De resto, só fazer uma referência ao que temos consagrado no nosso CPTA relativamente à legitimidade, na sua vertente passiva. Neste âmbito, dispõe o artº10, que na esteira do artº9/1 se fica pelo essencial do artº26 do CPC; terá legitimidade passiva a contraparte na relação material controvertida, tal como esta é configurada pelo autor, isto é, o autor deve demandar quem estiver na posição contraposta à sua.Só ressalvar que embora se dê uma grande importância à demanda de entidades públicas, não são só estas que estarão sujeitas a este papel (neste sentido nº7), simplesmente são as mais comuns.
Finalmente, O CPTA, acolheu a possibilidade da existência de situações de pluralidade de partes (coligação – artº12 ou litisconsórcio, necessário ou voluntário – por aplicabilidade supletiva das respectivas disposições do CPC, e quando todos os requisitos aí previstos estejam preenchidos).
Existem, seguramente, outras questões que seriam aqui de grande interesse serem referidas, no entanto e dada a extensão do comentário à legitimidade activa e passiva, ficarei por aqui, concluindo que a legitimidade processual é, de facto, um pressuposto processual sem o qual não poderá haver apreciação do mérito da causa; e no âmbito do qual temos uma regra geral, e regras especiais que através da extensão da legitimidade a várias entidades e pessoas se procura abarcar cada vez mais interessados, no sentido de tornar mais eficaz a prossecução do interesse público pela administração.

1 comentário:

  1. Conforme cita o Professor Vieira de Andrade, a legitimidade activa há-de caber a quem se arrogue um prejuízo efectivo provocado pela actividade ou omissão pública. Apenas este pode invocar ser parte na relação material controvertida, como exige o art.9º, nº1 do CPTA. Atente-se que, anteriormente preceituava-se "quem alegar ser vítima de lesão causada por facto da Administração ou seus agentes." (art.284º do Código Administrativo). O legislador vai mais longe, alargando a legitimidade para a apresentação de pedidos de indemnização dos lesados no âmbito da acção popular, quando tenham sido ofendidos determinados valores comunitários: cidadãos, asscoiações, fundações e autarquias.

    O que o já referido art.9º do CPTA vem fazer é adoptar a técnica do legislador do Código de Processo Civil, designadamente nos arts. 26º e 26º-A, comprimindo apenas num artigo as duas possibilidades de legitimidade directa: a pertinência da relação jurídica administrativa para as acções de função objectiva (nº1) e a titularidade de um interesse difuso no que se refere à acção popular (nº2). Estabelecendo, agora, uma semelhança à lei processual civil, este artigo 9º é de sobremaneira menos amplo, uma vez que apenas identifica como parte legítima o sujeito da relação jurídica.

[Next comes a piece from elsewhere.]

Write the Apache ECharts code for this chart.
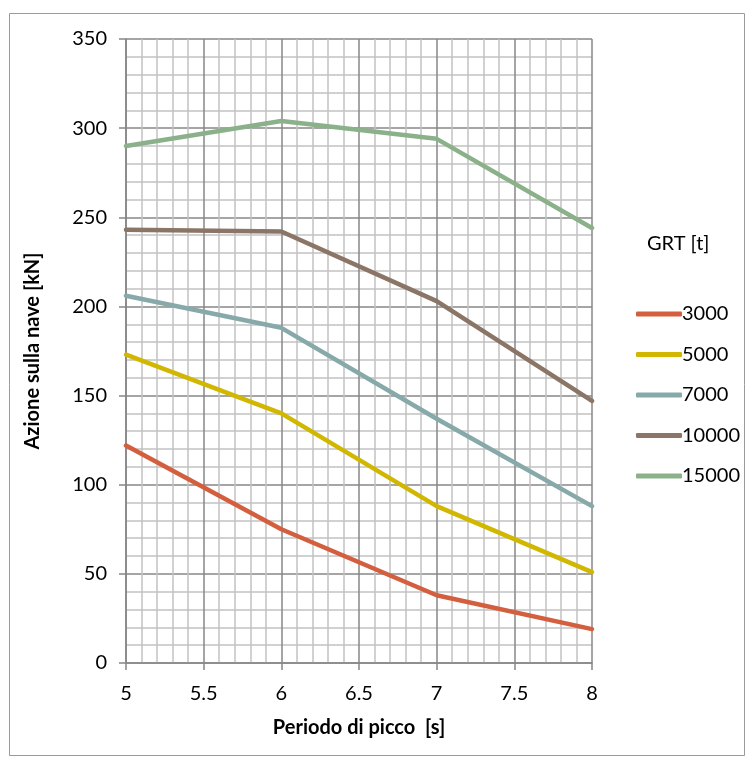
<!DOCTYPE html>
<html>
<head>
<meta charset="utf-8">
<script src="https://cdn.jsdelivr.net/npm/echarts@6/dist/echarts.min.js"></script>
<style>
  html, body { margin: 0; padding: 0; background: #fff; }
  #main { width: 749px; height: 760px; }
</style>
</head>
<body>
<div id="main"></div>
<script>
// periodo di picco [s]
const periods = [5, 6, 7, 8];
// azione sulla nave [kN] per GRT
const grt3000 = [122, 75, 38, 19];
const grt5000 = [173, 140, 88, 51];
const grt7000 = [206, 188, 137, 88];
const grt10000 = [243, 242, 203, 147];
const grt15000 = [290, 304, 294, 244];

const seriesNames = ['3000', '5000', '7000', '10000', '15000'];
const seriesData = [grt3000, grt5000, grt7000, grt10000, grt15000];
const colors = ['#d35f3f', '#d1b700', '#87a9aa', '#8a7566', '#8bb18a'];

const fontFam = 'Lato, "Open Sans", sans-serif';

let myChart = echarts.init(document.getElementById('main'));

myChart.setOption({
    animation: false,
    color: colors,
    textStyle: { fontFamily: fontFam },
    grid: {
        left: 126,
        top: 39,
        width: 466,
        height: 624,
        containLabel: false
    },
    graphic: [
        {
            type: 'rect',
            shape: { x: 9.5, y: 13.5, width: 735, height: 742 },
            style: { fill: 'none', stroke: '#9a9a9a', lineWidth: 1 },
            z: -10
        },
        {
            type: 'text',
            left: 647,
            top: 234,
            style: { text: 'GRT [t]', fontSize: 20, fontFamily: fontFam, fill: '#000' }
        }
    ],
    legend: {
        orient: 'vertical',
        left: 631,
        top: 299,
        itemWidth: 46,
        itemHeight: 5,
        itemGap: 20.5,
        icon: 'roundRect',
        textStyle: { fontSize: 20, lineHeight: 20, color: '#000', padding: [0, 0, 0, -5] },
        data: seriesNames
    },
    xAxis: {
        type: 'value',
        min: 5,
        max: 8,
        interval: 0.5,
        name: 'Periodo di picco  [s]',
        nameLocation: 'middle',
        nameGap: 55,
        nameTextStyle: { fontSize: 20, fontWeight: 'bold', color: '#000' },
        axisLine: { show: true, onZero: false, lineStyle: { color: '#868686', width: 1.5 } },
        axisTick: { show: true, length: 7, lineStyle: { color: '#868686', width: 1.5 } },
        axisLabel: { fontSize: 20, color: '#000', margin: 21 },
        splitLine: { show: true, lineStyle: { color: '#878787', width: 1.5 } },
        minorTick: { show: false, splitNumber: 5 },
        minorSplitLine: { show: true, lineStyle: { color: '#c2c2c2', width: 1.5 } }
    },
    yAxis: {
        type: 'value',
        min: 0,
        max: 350,
        interval: 50,
        name: 'Azione sulla nave [kN]',
        nameLocation: 'middle',
        nameGap: 83,
        nameRotate: 90,
        nameTextStyle: { fontSize: 20, fontWeight: 'bold', color: '#000' },
        axisLine: { show: true, lineStyle: { color: '#868686', width: 1.5 } },
        axisTick: { show: true, length: 7, lineStyle: { color: '#868686', width: 1.5 } },
        axisLabel: { fontSize: 20, color: '#000', margin: 19 },
        splitLine: { show: true, lineStyle: { color: '#878787', width: 1.5 } },
        minorTick: { show: false, splitNumber: 5 },
        minorSplitLine: { show: true, lineStyle: { color: '#c2c2c2', width: 1.5 } }
    },
    series: seriesNames.map((name, i) => ({
        name: name,
        type: 'line',
        symbol: 'none',
        lineStyle: { width: 4.5, color: colors[i], cap: 'round', join: 'round' },
        itemStyle: { color: colors[i] },
        data: periods.map((p, j) => [p, seriesData[i][j]])
    }))
});
</script>
</body>
</html>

    A divergência doutrinária sobre a questão da legitimidade activa é, agora, resolvido neste artigo do CPTA, consagrando que esta é determinada pela relação jurídica controvertida "tal como é apresentada pelo autor".

    Quando é definido como parte legítima o autor "que alegue ser parte na relação material controvertida",parece-nos que o legislador quis construir o regime do contencioso administrativo à volta da figura da relação jurídica. Impossibilitando de tal modo, qualquer construção baseada numa restrição de direitos processuais, no seu relacionamento com a administração, alargando simultaneamente a protecção de terceiros.

    Quanto ao prazo, as acções podem ser propostas a todo o tempo, salvo determinação legal especial em contrário.